Indeed, it turns out this question is Hillary Clinton's Achilles heel. She placed herself in a position of vulnerability and opened the door to allegations of conflict of interest by agreeing to make speeches generously paid for the financial institutions of Wall Street — the same [institutions] that will expect the next president to return the favor.

Since their departure from the White House, Bill Clinton and his wife have collected $125 million in fees for their private speeches in front of financial giants, without counting luxurious contributions of the business world to their family foundation, which includes donors from Qatar, the United Arab Emirates and Saudi Arabia.

As her candidacy for the presidency became more and more possible, Hillary Clinton herself became a multimillionaire.

According to International New York Times (a newspaper of Democratic leanings), she earned $2 million in seven months through her speeches in the financial circuit. She was paid an average of $225,000 per speech, a clearly excessive amount.

We are willing to believe that her words are worth gold … but this much gold? Impossible, unless we want to win the favors of a future president who could — or not — crack down on the actions of the big banks.

[During] these last two years, Goldman Sachs — the bank at the origin of the collapse of 2008 — paid Mrs. Clinton $675,000 for three speeches.

Most recently, while she was already officially campaigning for the primaries, she received $275,000 for speaking in front of the clients of Golden Tree Asset Management.

Since 2014 alone, the Clinton couple collected $25 million in speech fees!

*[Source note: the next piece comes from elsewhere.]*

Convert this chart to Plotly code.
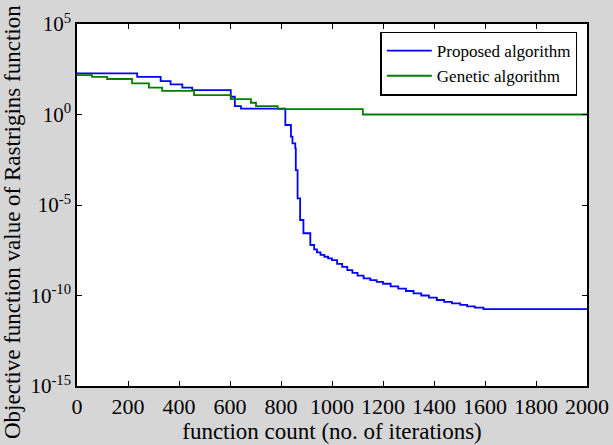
import plotly.graph_objects as go

# Function count (iterations) and log10 of objective value
proposed_x = [0, 236, 328, 367, 413, 452, 603, 619, 643, 817, 839, 845, 856, 858, 865, 875, 888,
              915, 930, 941, 955, 970, 985, 1000, 1020, 1040, 1060, 1080, 1100, 1124, 1150, 1175,
              1200, 1230, 1260, 1290, 1320, 1350, 1380, 1411, 1440, 1470, 1503, 1530, 1560, 1594, 2000]
proposed_log10 = [2.27, 2.08, 1.84, 1.66, 1.49, 1.35, 0.98, 0.46, 0.33, -0.58, -1.22, -1.59, -1.87,
                  -3.07, -4.63, -5.83, -6.56, -7.21, -7.45, -7.62, -7.75, -7.86, -7.95, -8.05, -8.25,
                  -8.42, -8.60, -8.75, -8.90, -9.05, -9.15, -9.25, -9.35, -9.50, -9.62, -9.75, -9.88,
                  -10.0, -10.12, -10.25, -10.35, -10.44, -10.52, -10.60, -10.67, -10.75, -10.75]

genetic_x = [0, 59, 118, 216, 282, 334, 459, 603, 682, 702, 787, 1121, 2000]
genetic_log10 = [2.18, 2.08, 1.96, 1.72, 1.49, 1.31, 1.07, 0.85, 0.65, 0.46, 0.30, 0.0, 0.0]

x_ticks = [0, 200, 400, 600, 800, 1000, 1200, 1400, 1600, 1800, 2000]
y_tick_exps = [5, 0, -5, -10, -15]

proposed_y = [10 ** v for v in proposed_log10]
genetic_y = [10 ** v for v in genetic_log10]

FONT = "Liberation Serif"
W, H = 613, 445
ML, MR, MT, MB = 77, 26, 24, 59
PW, PH = W - ML - MR, H - MT - MB

fig = go.Figure()
fig.add_trace(go.Scatter(x=proposed_x, y=proposed_y, mode="lines", line_shape="hv",
                         name="Proposed algorithm", line=dict(color="#0000ff", width=1.8)))
fig.add_trace(go.Scatter(x=genetic_x, y=genetic_y, mode="lines", line_shape="hv",
                         name="Genetic algorithm", line=dict(color="#007f00", width=1.8)))

fig.update_layout(
    width=W, height=H,
    margin=dict(l=ML, r=MR, t=MT, b=MB, autoexpand=False),
    paper_bgcolor="#d6d6d6",
    plot_bgcolor="white",
    font=dict(family=FONT, color="black", size=18),
    showlegend=True,
    legend=dict(x=0.981, y=0.979, xanchor="right", yanchor="top",
                bgcolor="white", bordercolor="black", borderwidth=1.5,
                font=dict(family=FONT, size=17), tracegroupgap=0,
                itemwidth=45),
    xaxis=dict(range=[0, 2000], tickvals=x_ticks, ticks="inside", ticklen=5,
               tickcolor="black", showgrid=False, zeroline=False, showline=True,
               linecolor="black", linewidth=1.5, mirror="allticks", automargin=False,
               tickfont=dict(size=22, family=FONT),
               title=dict(text="function count (no. of iterations)", standoff=0,
                          font=dict(size=23, family=FONT))),
    yaxis=dict(type="log", range=[-15, 5],
               tickvals=[10 ** e for e in y_tick_exps],
               ticktext=["10<sup>%d</sup>" % e for e in y_tick_exps],
               ticks="inside", ticklen=5, tickcolor="black", showgrid=False,
               zeroline=False, showline=True, linecolor="black", linewidth=1.5,
               mirror="allticks", automargin=False, tickfont=dict(size=21, family=FONT)),
    annotations=[dict(text="Objective function value of Rastrigins function",
                      textangle=-90, showarrow=False, xref="paper", yref="paper",
                      x=(12 - ML) / PW, y=(H - MB - 222) / PH,
                      xanchor="center", yanchor="middle",
                      font=dict(size=23, family=FONT, color="black"))],
)

fig.write_html("out.html", config={"displayModeBar": False},
               post_script="document.body.style.margin='0';document.body.style.overflow='hidden';")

Yet, Mrs. Clinton cannot take shelter behind her predecessor under the pretext that he also owes his victory to contributions from large corporations. Barack Obama has never agreed to make speeches for Wall Street.

Even her own party is wary of this. “She would’ve been better off giving fewer paid speeches,” the former governor of Pennsylvania Ed Rendell said, quoted by The Times.

“Although they needed money, I think that Bill was raking in enough that Hillary didn’t have to do it. To people who earn $200,000 in seven years, it looks ridiculous...”

Even the Republicans opt for Bernie Sanders over Hillary Clinton. The fact is that she is the only candidate who has been personally enriched thanks to what Sanders calls “fees that resemble bribes from the financial industry.”

Mrs. Clinton defends herself by proclaiming loud and clear that she will follow in the footsteps of Obama in regulating the financial industry (this, in a spirit of “partnership” with Wall Street, she specified in a leaked speech).

This affair does not risk to derail her campaign because she has no serious rival on the Democratic side, with Sanders’ candidature being largely symbolic. But it still inconveniences her by putting her on the defensive.